Les séances mettent aussi l'accent sur la notion de consentement, puisque les élèves doivent demander à leur camarade de leur "prêter son dos" pour le massage. Ils peuvent aussi se prendre dans les bras les uns les autres ou s'échanger une peluche, autant de consignes qui semblent déjà porter leurs fruits auprès de cette classe. "Si un enfant est triste, je vais le voir pour le consoler", explique un jeune garçon. "Moi, je lui demande s'il veut jouer avec moi", lance une de ses camarades.
"Quand un enfant est harcelé, c'est tout l'environnement qu'il faut questionner"
L'objectif de ces séances est en effet de prévenir les situations de harcèlement et d'exclusion dès le plus jeune âge. "Quand un enfant est harcelé, cela ne concerne pas que lui et son harceleur. C'est tout l'environnement qu'il faut questionner. Et nous avons la grande responsabilité de nous assurer que l'ambiance est saine et valorisante pour tous les élèves", appuie Anna Hvid Nielsen.
Si neuf élèves danois sur dix déclarent ainsi se sentir acceptés tels qu’ils sont, c'est que depuis près de 20 ans, l’empathie est au cœur des programmes d’éducation, mais aussi des cours de récréation. Dans celle de cette école de Copenhague, on trouve par exemple un "banc de l'amitié", repérable de loin à sa couleur violette. "Si des enfants sont seuls, ils peuvent venir s'y asseoir et cela va alerter les adultes, qui pourront alors leur trouver des copains pour jouer", explique l'institutrice.
Depuis 2017, le Danemark a adopté une loi anti-harcèlement, qui oblige chaque établissement à trouver une solution en dix jours, en cas de signalement. Les écoles doivent aussi développer une stratégie anti-harcèlement et la rendre publique sur son site internet, détaille Le Monde. Par ailleurs, les autorités comptent aussi sur la vigilance des parents, qui peuvent dénoncer l'inaction d'une école auprès d'une instance nationale, des cas de figure que les établissements cherchent à éviter à tout prix.

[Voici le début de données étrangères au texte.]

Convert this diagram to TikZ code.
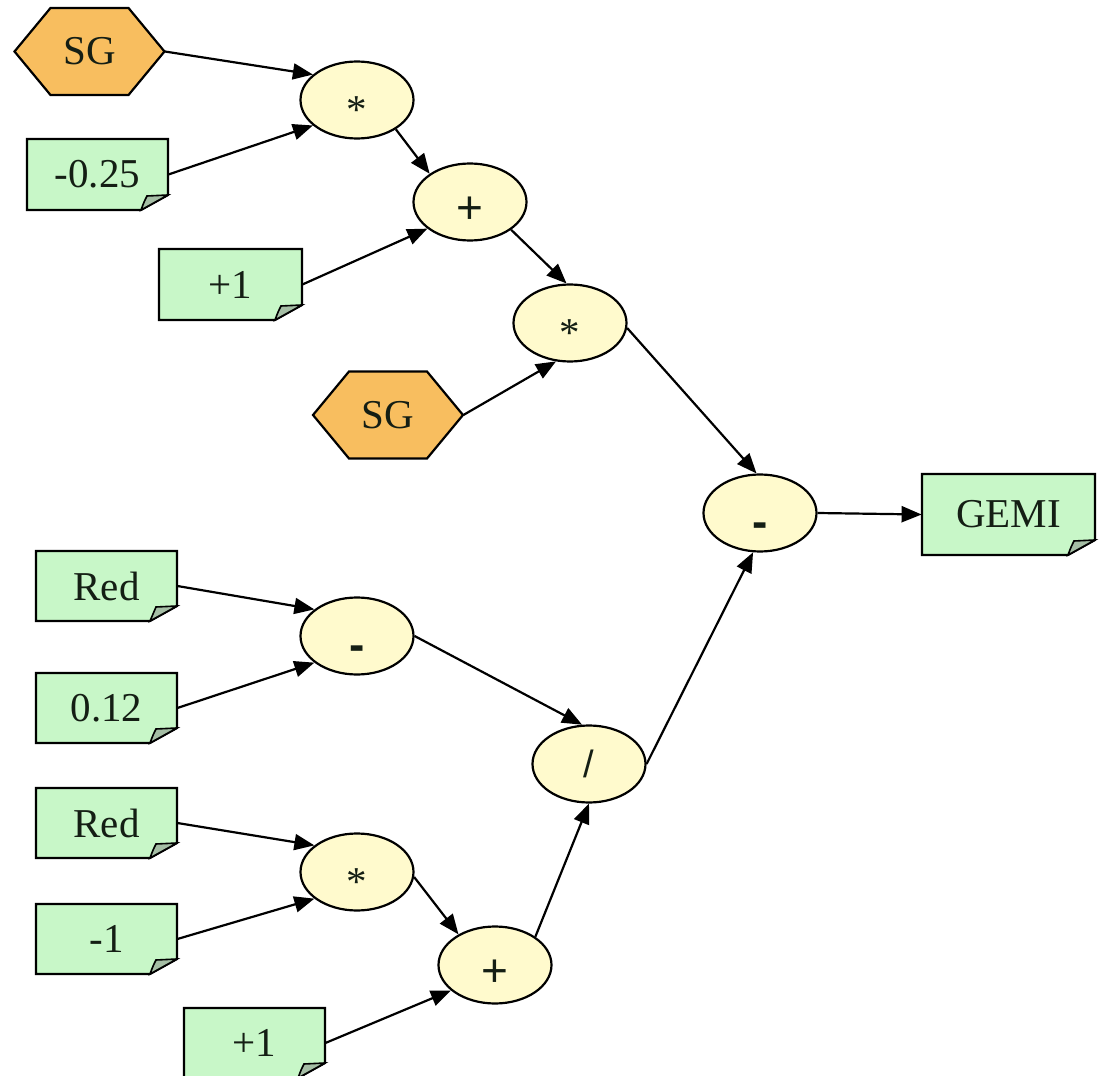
\documentclass[tikz,border=0pt]{standalone}
\usepackage{fontspec}
\setmainfont{Liberation Serif}
\newfontfamily\opfont{Liberation Sans}
\usetikzlibrary{shapes.geometric,arrows.meta}

\definecolor{notegreen}{RGB}{200,247,200}
\definecolor{foldgreen}{RGB}{165,190,165}
\definecolor{hexorange}{RGB}{248,190,95}
\definecolor{opcream}{RGB}{255,250,205}
\definecolor{inktext}{RGB}{20,30,20}

\tikzset{
  outline/.style={line width=1.1pt, draw=black, line join=miter},
  txt/.style={inner sep=0pt, text=inktext, font=\fontsize{20.5}{24}\selectfont},
  op/.style={ellipse, outline, fill=opcream, minimum width=56.5pt,
             minimum height=38.5pt, inner sep=0pt, text=inktext,
             font=\fontsize{20.5}{24}\selectfont},
  opsans/.style={op, font=\opfont\fontsize{23}{26}\selectfont},
  flow/.style={line width=1.1pt, -{Triangle[length=10pt,width=8pt]}},
}

% note box with a folded bottom-right corner: name, cx, cy, w, h, text
\newcommand\notenode[6]{%
  \pgfmathsetmacro\nL{#2-#4/2}\pgfmathsetmacro\nR{#2+#4/2}%
  \pgfmathsetmacro\nT{#3-#5/2}\pgfmathsetmacro\nB{#3+#5/2}%
  \filldraw[outline, fill=notegreen] (\nL,\nT) -- (\nR,\nT) -- (\nR,\nB-15)
    -- (\nR-27,\nB) -- (\nL,\nB) -- cycle;
  \filldraw[outline, fill=foldgreen, line width=0.8pt] (\nR,\nB-15) -- (\nR-21,\nB-14)
    .. controls (\nR-24,\nB-8) .. (\nR-27,\nB) -- cycle;
  \node[txt, minimum width=#4*0.5pt, minimum height=#5*0.5pt] (#1) at (#2,#3) {#6};
}

% flattened hexagon: name, cx, cy, text
\newcommand\hexnode[4]{%
  \filldraw[outline, fill=hexorange] (#2-75,#3) -- (#2-39,#3-43.5) -- (#2+39,#3-43.5)
    -- (#2+75,#3) -- (#2+39,#3+43.5) -- (#2-39,#3+43.5) -- cycle;
  \node[txt, minimum width=75pt, minimum height=43.5pt] (#1) at (#2,#3) {#4};
}

% operator glyphs set with zero height so they can be placed relative to the centre
\newcommand\opglyph[2]{\raisebox{#1}[0pt][0pt]{#2}}
\newcommand\minussign{\opglyph{-12pt}{\bfseries -}}
\newcommand\plussign{\opglyph{-10.5pt}{+}}
\newcommand\timessign{\opglyph{-11.5pt}{*}}
\newcommand\divsign{\opglyph{-6.5pt}{\fontsize{19}{22}\selectfont /}}

\begin{document}
\begin{tikzpicture}[x=0.5pt, y=-0.5pt]
\useasboundingbox (0,0) rectangle (1100,1076);
\fill[white] (0,0) rectangle (1100,1076);

% inputs
\hexnode{sga}{89.5}{51.5}{SG}
\notenode{cqa}{97.5}{174.5}{141}{71}{-0.25}
\notenode{onea}{230.5}{284.5}{143}{71}{+1}
\hexnode{sgb}{388}{415}{SG}
\notenode{reda}{106.5}{586}{141}{70}{Red}
\notenode{cza}{106.5}{708}{141}{70}{0.12}
\notenode{redb}{106.5}{823}{141}{70}{Red}
\notenode{negone}{106.5}{939}{141}{70}{-1}
\notenode{oneb}{254.5}{1043}{141}{70}{+1}
\notenode{gemi}{1008.5}{514.5}{173}{81}{GEMI}

% operators
\node[op] (mula) at (357,100) {\timessign};
\node[opsans] (adda) at (470,202) {\plussign};
\node[op] (mulb) at (570,323) {\timessign};
\node[opsans] (subr) at (760,513) {\minussign};
\node[opsans] (subm) at (357,636) {\minussign};
\node[opsans] (divm) at (589,764) {\divsign};
\node[op] (mulc) at (357,872) {\timessign};
\node[opsans] (addb) at (495,965) {\plussign};

% connectors
\draw[flow] (sga.east) -- (mula.150);
\draw[flow] (cqa.east) -- (mula.210);
\draw[flow] (mula.-37) -- (adda.145);
\draw[flow] (onea.east) -- (adda.212);
\draw[flow] (adda.-34) -- (mulb.95);
\draw[flow] (sgb.east) -- (mulb.250);
\draw[flow] (mulb.-5) -- (subr.95);
\draw[flow] (reda.east) -- (subm.148);
\draw[flow] (cza.east) -- (subm.212);
\draw[flow] (subm.east) -- (divm.100);
\draw[flow] (divm.east) -- (subr.-100);
\draw[flow] (redb.east) -- (mulc.148);
\draw[flow] (negone.east) -- (mulc.212);
\draw[flow] (mulc.-5) -- (addb.140);
\draw[flow] (oneb.east) -- (addb.210);
\draw[flow] (addb.35) -- (divm.-90);
\draw[flow] (subr.east) -- (gemi.west);
\end{tikzpicture}
\end{document}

Les parents mis à contribution
Les familles sont en effet partie prenante de la lutte contre le harcèlement, qui est l’affaire de tous au Danemark. Les parents sont mis à contribution au quotidien pour qu’aucun enfant ne soit laissé de côté. Comme ceux de Rosa, qui fêtera dans quelques jours ses six ans et prépare déjà les festivités à coup de ballons et serpentins. Pour les anniversaires, les Danois respectent tous une règle non écrite. "On a invité toutes les filles de sa classe", indique sa mère, Camilla Schultz-Thorsøe. "Elles sont dix, on va s'amuser !"
Les copines ne sont donc pas triées sur le volet, pour éviter tout sentiment d'exclusion. "Les victimes de harcèlement en gardent des traces toute leur vie. Cela ne les affecte pas seulement le temps de leur scolarité. Le harcèlement laisse des cicatrices dans l'âme", insiste la mère.
Le cyberharcèlement, l'angle mort du dispositif ?
Pour autant, le harcèlement scolaire n'a pas totalement disparu dans le pays scandinave. Aujourd'hui encore, un enfant sur vingt en est régulièrement victime, notamment parce que le phénomène a muté en partie sur les réseaux sociaux. Selon une étude du Conseil de prévention de la criminalité danois, citée par Le Point, un tiers des écoles ne disposent d'aucun plan pour lutter contre ce cyberharcèlement.
Mais certains collèges et lycées cherchent à prendre leur part pour tenter d'enrayer le fléau. "On n'est pas autorisé à prendre des photos à l'école, De toute façon, personne n'aime être affiché sans son accord sur les réseaux", explique par exemple un adolescent dans le reportage. Une mesure efficace, à en croire les élèves. "Pour moi, ces règles nous rendent plus sympas et ça évite le harcèlement", souligne un de ses amis.